One ordinance appropriates $3,445,440, and bonds $3,273,168 for equipment and vehicles for the following departments: Public Works, Police, Township Engineer, Parks and Recreation. The items include an automated trash truck, roll off truck, robo cans, survey van, two Triplex greens mowers, two rear loaders with plows, a screener, three utility body crew trucks, two 4×4 pick-up trucks with plows, three wheel loaders, and some equipment for replacement vehicles.
A second ordinance appropriated $7,547,750, and provided the issuance of $7,170,362 in bonds for various items: Opticom for the fire department, roof replacement for Town Hall and Public Works, resurfacing a playground, basketball, and tennis courts, sprinkler and well upgrades, fence replacement, boat ramp and related work at Gilford Park, improvements at municipal buildings, paving paths at the golf course and Winding River, and computer software and hardware.

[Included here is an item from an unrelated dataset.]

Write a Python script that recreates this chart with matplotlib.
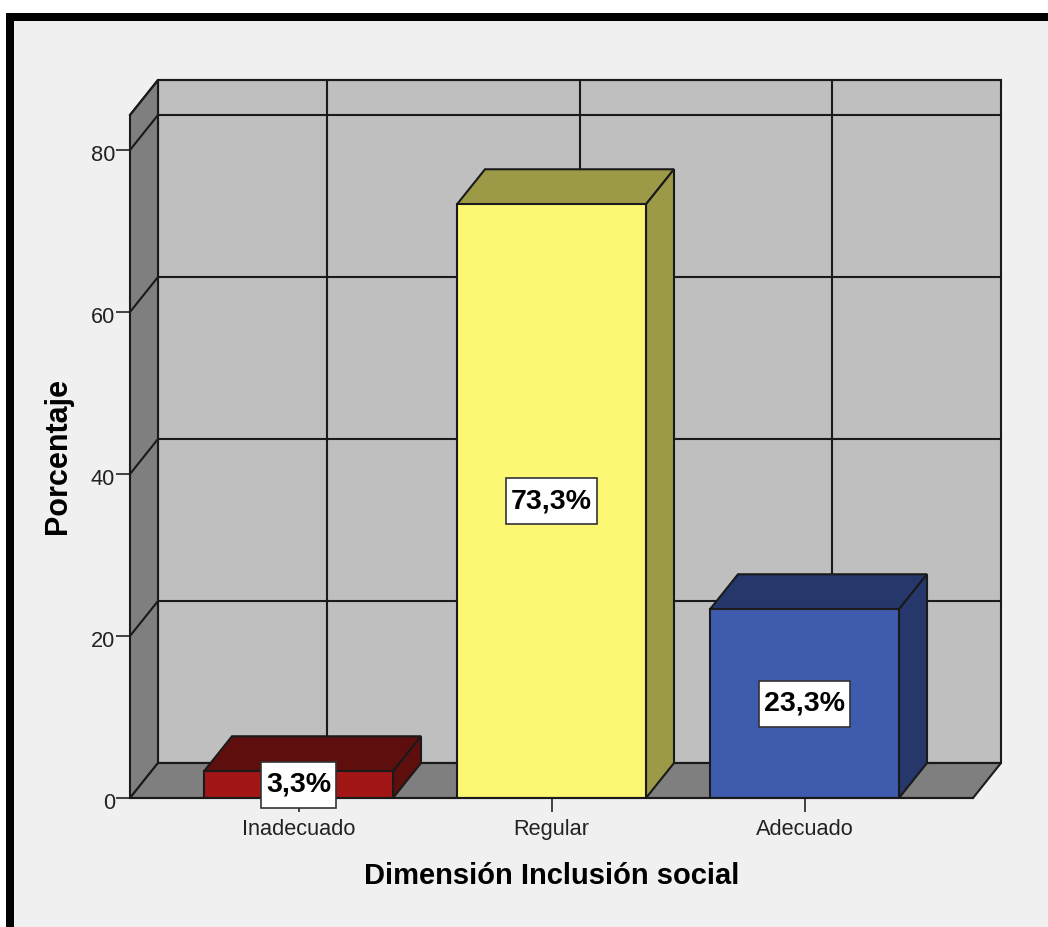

This ordinance also includes an Opticom project, which came from a purchase in conjunction with the Joint Board of Fire Commissioners, business administrator Paul Shives said. These are the devices on emergency vehicles that change the traffic patterns so they get green lights. This is the township’s share to make sure that township vehicles are outfitted with it, such as the paid ambulance squad.
The designs of two buildings are also on this ordinance. One of them would be for the headquarters for the police first aid squad, Shives said. The ambulances are parked outside the police department at night when not in use. They also need a redundant communication system in case of a power failure.
The new building will be located on Church Road next to the J. Mark Mutter Records Center that was completed in 2015.
The other building project is the first aid building in Ortley Beach. The ordinance provides for the “initial schematic design” for a new building. The old building came down after suffering damage from Superstorm Sandy.
There are challenges to building on this property, Shives said. It is a small piece of land, and they want to make the most of it. The idea is to have a bay for an ambulance, another for fire apparatus, and a meeting room area over the bays.
A third ordinance would appropriate $3.6 million and bond $3,420,000 for paving and roadway projects.
The fourth ordinance would appropriate $650,000 and issue $617,500 in bonds for drainage improvements.
The difference between the amount of money appropriated – to be spent – and the amount that is being bonded is the township’s down payment.
The township spends about $3-3.5 million every year on paving projects, Shives said. When it comes to paving and drainage, they prioritize the worst roads first.
The township seeks out grants or alternative funding for as many projects as possible, he said. One wrinkle is in the Ortley building. The Township Council had already started the steps to have the building demolished before Sandy did the job for them. That meant that the Federal Emergency Management Agency would not reimburse them for the project. However, if the building is to be flood-proofed, there is FEMA money available for that.